The man at the hospital desk asks me for
James’s full name and frowns at his list of admissions.
‘Do you have any water?’ I ask
vaguely.
‘There is no clean water in the town,
madam. The pipes are broken from the wave. We have boiled water for the
patients … Your brother’s nationality, please.’
‘He’s not my –’ I stop
myself. ‘He’s British. He’s around twenty-six years of age and he came
from Kanyakumari.’
‘A moment, madam.’ He disappears
into a back room and I hear him slide open some sort of cabinet. He returns with a file.
‘Wave victims are Ward Three.’
I check Ward Three, followed by two others,
but he is nowhere to be found. The last ward is at the back of the building. There are
so many mattresses in the corridor that it is difficult to reach the far end. The last
patient I pass is curled in on themselves, seeking out a foetal privacy in the nook
between their arms and knees. It is then that I see him, lying on a bed, in the middle
of the last ward. A hollow stare is embedded in his face. One of his eyes is sealed shut
with a bruise, and a large dressing, soaked scarlet, rests on his shoulder. Every knot
of discomfort I have stored up towards him – the blame I have heaped on him for taking
Alice away – starts to loosen. For a brief moment, I see the boy in him, as far away
from home as Alice. James has not yet seen me. And I am suddenly fearful of what I
should say.
Like most of the patients in the room, he
stares inertly at the ceiling. It is a look that distinguishes the victims from those
who, like me, simply belong to the aftermath. Some of them lie in the same wave-stricken
clothes they were wearing when it came. Even if they have been reclothed and bandaged
and washed free of the silt, they still seem marked, set apart somehow.
It is the same look that I saw in my
father’s friends when they returned from the war. I could pick out the men who had
been at the pulse of it without even knowing their name or rank.
Wave or war, it doesn’t matter: they
both leave a ghost in the eyes. It is hard to imagine Alice wearing the same shapeless
expression that I see in James now, even though I know that, somehow, she too will bear
it.
Freda was right when she said that the war
had altered everything. Pete’s homecoming was not what it should have been. Things
didn’t click back into place; they became more fractured.

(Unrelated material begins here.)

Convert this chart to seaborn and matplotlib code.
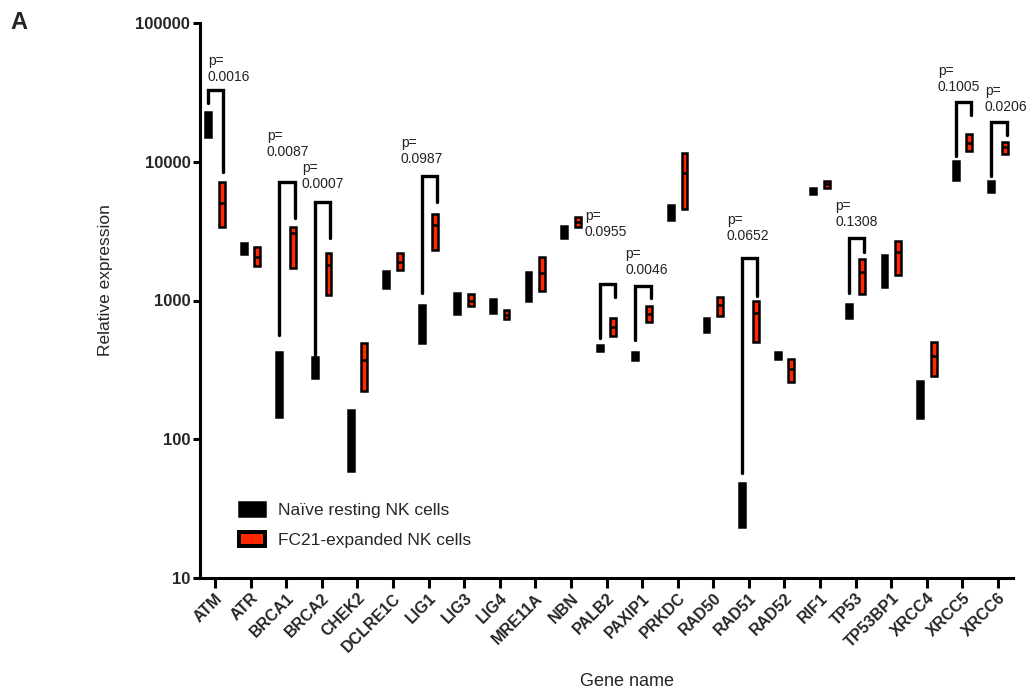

He returned to Wilton after two months. When
I opened the door to see him standing on the other side of it, I felt nothing but
relief. Any desire to ask after his absence vanished with the sight of him. He had come
back and sought me out and that was all that mattered.
‘I’ve come to collect my
belongings,’ he said, fixing his stare to the doorstep. Any greeting that he did
offer was empty of warmth. I led him upstairs. His pile of possessions rested now at the
foot of the bed that Mama and I shared.
‘You kept my letters,’ I said,
pointing to the shoebox, which I had set apart from the rest. He looked up for the
briefest of moments and I saw in his eyes a fissure of sadness, or shock, perhaps, at my
candour.
‘You had no right to go through my
trunk.’ His manner was uncertain.
‘It was too heavy for Mama and me to
carry … and the farmer’s wife insisted we take your belongings. She said
you’d lost your job.’
He seemed impatient suddenly, as if deciding
that he had already stayed too long. ‘Where will you find work?’ I
asked.
‘Violet, please, it’s best if
you don’t – If you could help me carry everything down the stairs, I’ll be
on my way.’
‘But where are you staying? I’ll
walk there with you. You won’t be able to carry it all by yourself.’
He fidgeted reluctantly at my suggestion but
then, after a pause, relented. He was staying at the Pembroke Inn. We ferried his
belongings down from the bedroom until only the box
of letters
remained upstairs. I turned to go back for them but he stopped me.
‘Keep the rest. I’ve no
need …’
I reddened and busied myself with his
possessions, loading them into two old sacks which I had retrieved from the larder.
‘Pete,’ I murmured, once we had
set off towards the inn. ‘Please tell me – what’s the matter?’